2013: books, roadtrips and the return to Shoreditch…

Prompted by the invitation to write something for Windmill’s round-up, with authors, agents and other folk: WHICH IS HERE>>>  http://www.windmill-books.co.uk/index.php/books-of-the-year-3/ –

A lil more:

13.  Started the year with a black eye.   The American border people still allowed me into their land of roadtrips, and we took the wheel from San Fran to Mexico.  In an RV – sleep n ride, baby.  I rolled in the rocking chair at City Lights – the Poet’s Chair.  Stopped at Henry Miller’s Memorial Library before some rocks in the road turned us back up the Big Sur to take the wine route into LA.  In the desert, we weirdly homed into the place where Gram Parsons died.  Other pitstops included the IntegratronNoah Purvifoy’s scrap-art graveyard, the Grand Canyon, and Arcosanti – Paolo Soleri’s commune.  Came back via Vegas.  Epic.

Leaving Chateau Marmont bungalows – in the morning sunshine of LA
photo 2
Joshua Trees
Geoff Nicholson camera flashes near Taschen HQ


In addition to the Windmill mentions

At the Miller Library I picked up Crazy Cock – post-humously published, a brilliant and terrible debut.  Reassuring to read ill-kempt, overwrought drafts.  Armistead Maupin’s taking his 92-year old transgender superstar on an American roadtrip in 2014, The Days of Anna Madrigal in 2014.  Also good to hear DBC Pierre’s got a new one coming out.


I love discovering new writers: Ben Lerner was my American darling of 2013, like Sam Lypsyte was in 2012.  Lerner’s Leaving Atocha Station is exactly the self-conscious, post-terrorism era that I’m stoked to leave behind.
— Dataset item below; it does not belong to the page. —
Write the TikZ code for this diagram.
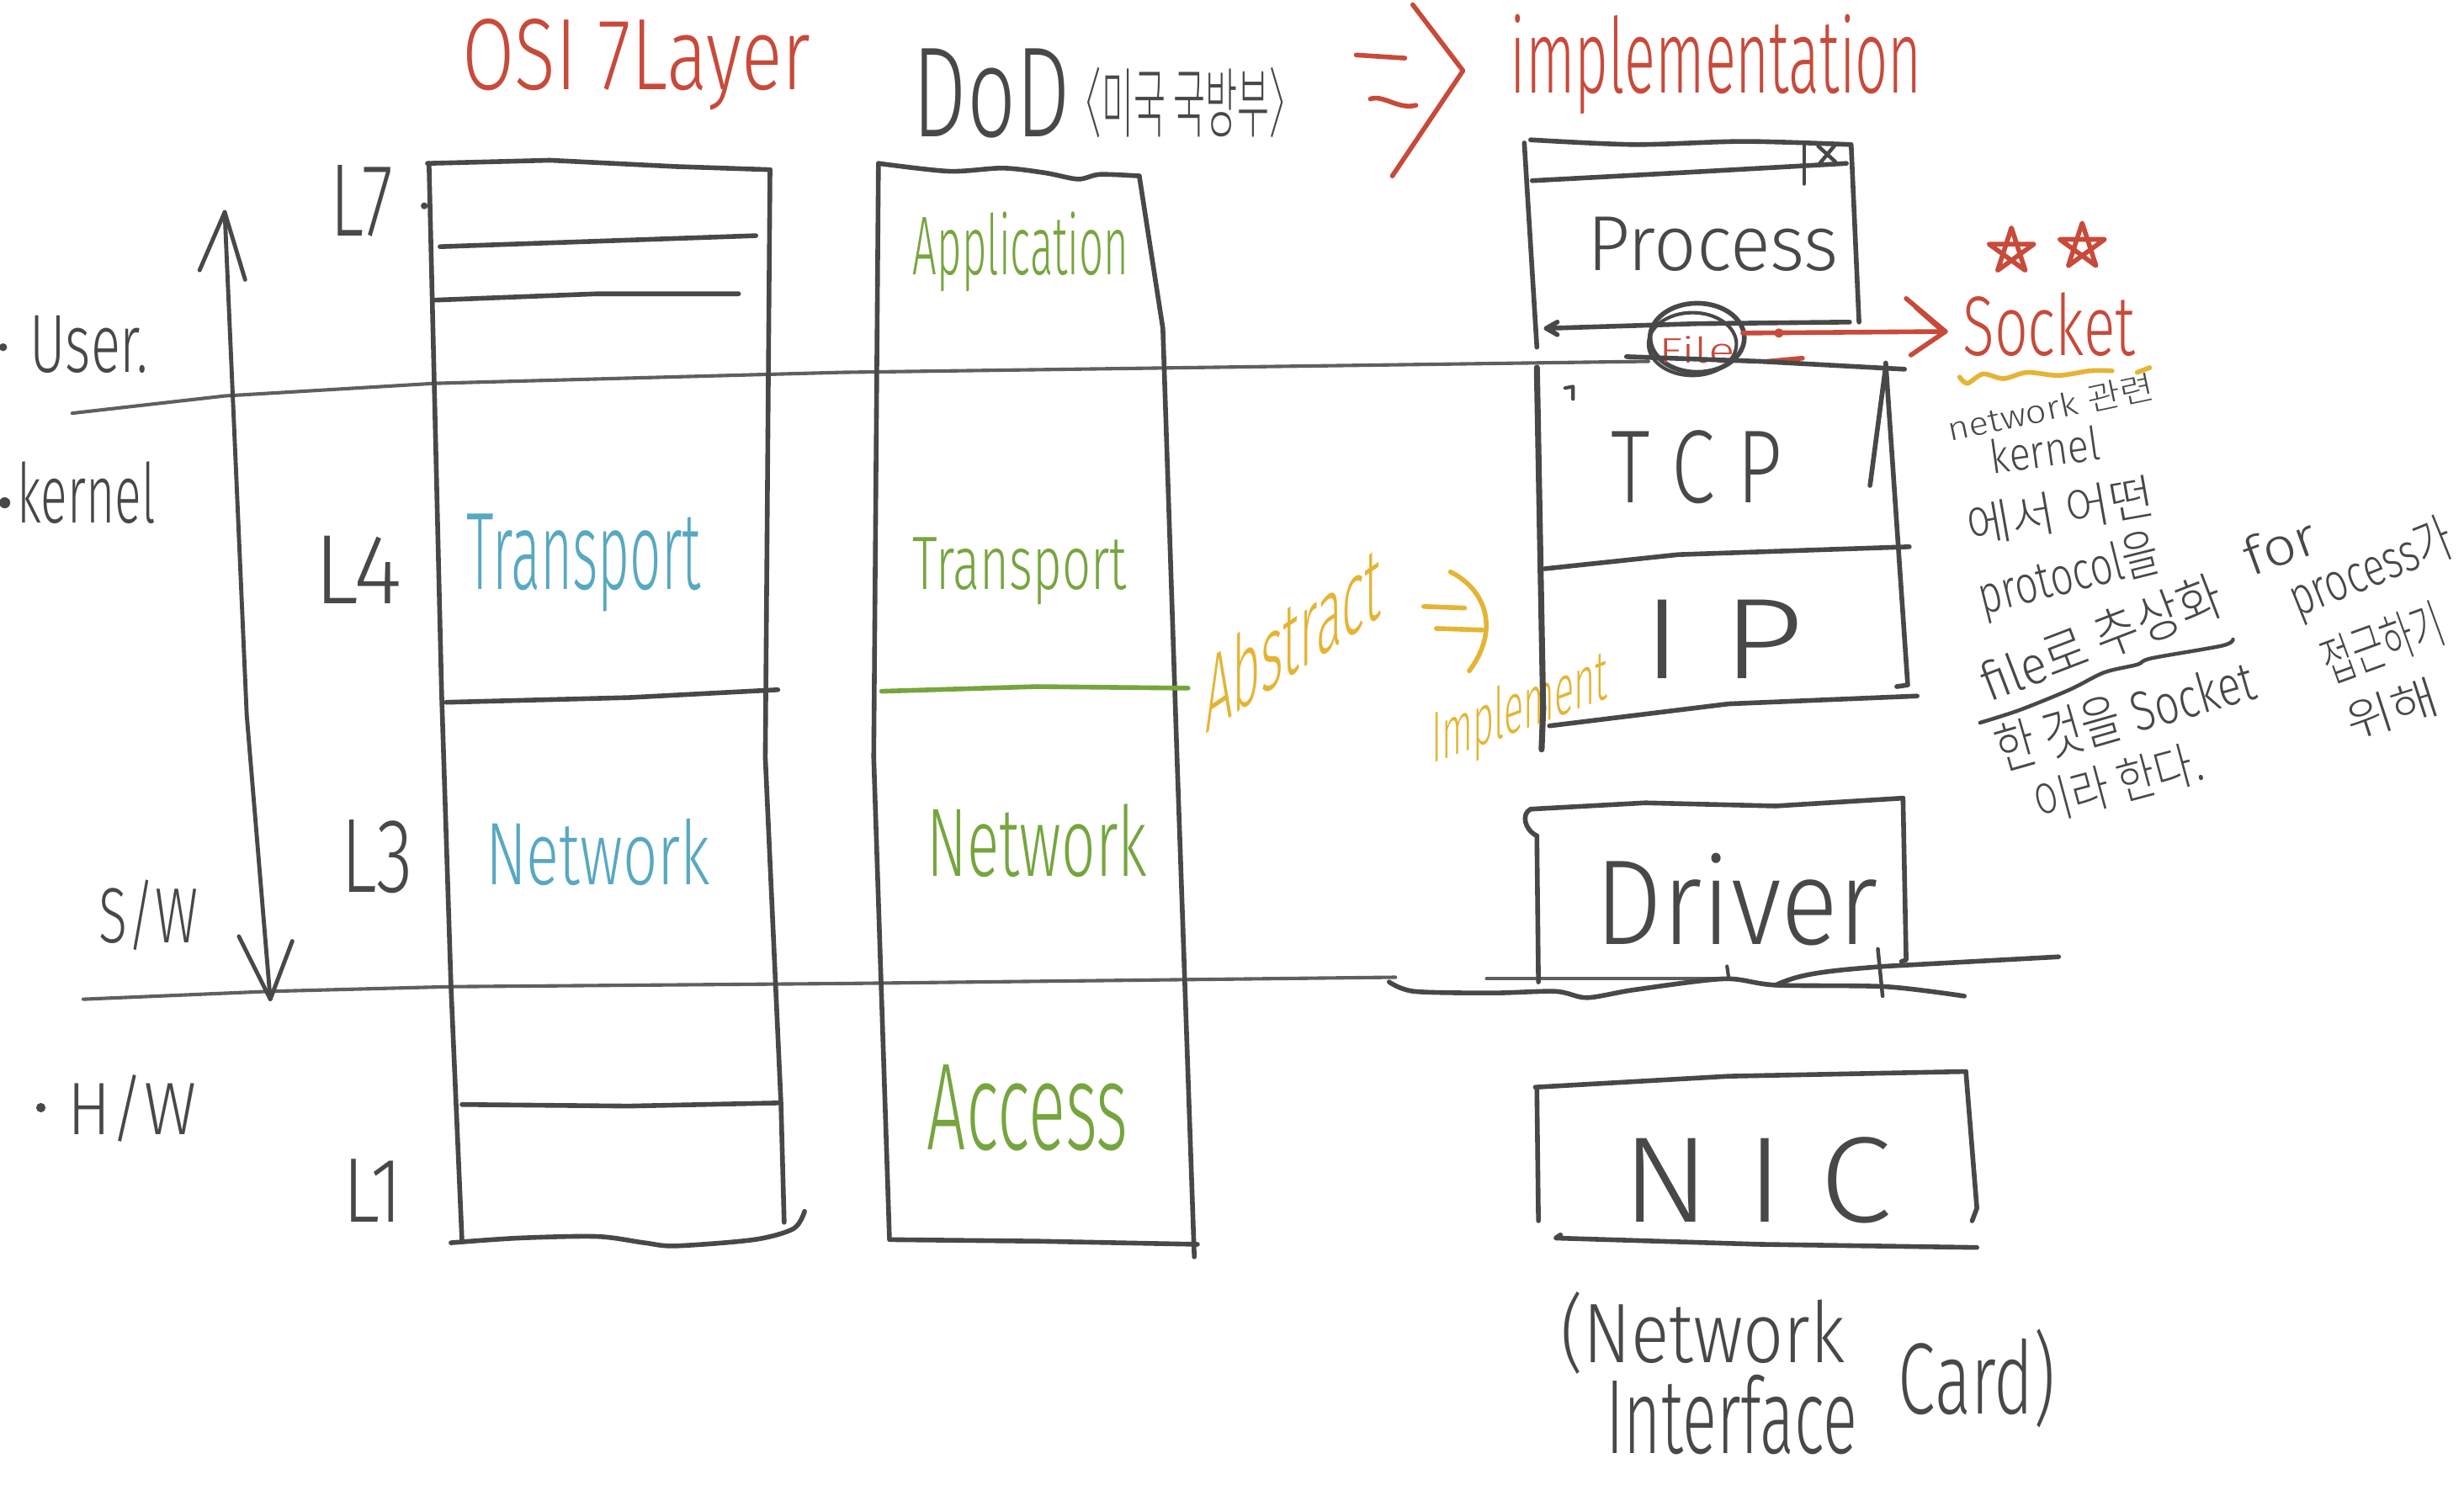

He’s very minimal, like Paul Auster, although a little less parred down, unfortunately.  I’d had connections with Madrid whilst reading the British edition, and loved the ballsy biographical flavour.


I scan John and Irvine blattering about on Twitter, makes me feel like I’m at the quiet end of the pub table, but I met Niven recently – and he’s a classic.  I forget titles if they’re not on my reallife #shelfies or stacked up by the bed – yet, upon a beach in Serifos this summer, I consumed his Straight White Male on an iPad.   I used to write A LOT about music, so the books for much of my twenties were rock biogs.  I’ve since consumed far fewer, but caught up on the staggeringly honest Anthony Kiedis’ Scar Tissue.  Also loved John Waters’ Role Models. Also got through a graveyard of dead writers (my favourites this year being Sylvia Plath – I knew of her life than her work, so got into Ariel et al.  Maggie Gyllenhaal’s reading of The Bell Jar is magical.)

Over Christmas I’ll switch my iPad on for Damien Barr’s memoir Maggie & Me.  Next year’s salonniere’s memoir that I’ve pitched into, is by Salena Godden.  She lived with us in Old Street in the 90s for a short while, and started the Book Club Boutique, where I first read poetry.  At the Book Club Boutique’s summer party, I met Lemn Sissay and subsequently sought out his witty poem collection.  He’s working on a biog which’ll perhaps open new audiences up to some of the realities of migrancy, not that I believe his route to British shores was traditional in any way, but what journeys are?  Rebel Cities by David Harvey was one of my most interesting academic reads.  My pal Robert Pereno turned me onto Platform by Michel Houellebecq Geoff Nicholson has a new book out for pavement pounders, like me, Walking In Ruins.     


Photobook-wise, Nick Waplington’s Alexander McQueen Working Process features several friends, and captures the genius of a life left too early.   Next year, I’m looking forward to Dougie Wallace’s book on the Hoxton Mini Press.  

And also, I’m super-excited to have a book I’ve done for the culturally progressive, RED Gallery in Shoreditch, out early next year.  Designed by Tomato, with images from Jason McGlade of Freestyle.  It uses conversations with creative innovators to explore the effect of subcultural commodification, and how cultural environments can be reproduced for pluralistic societies.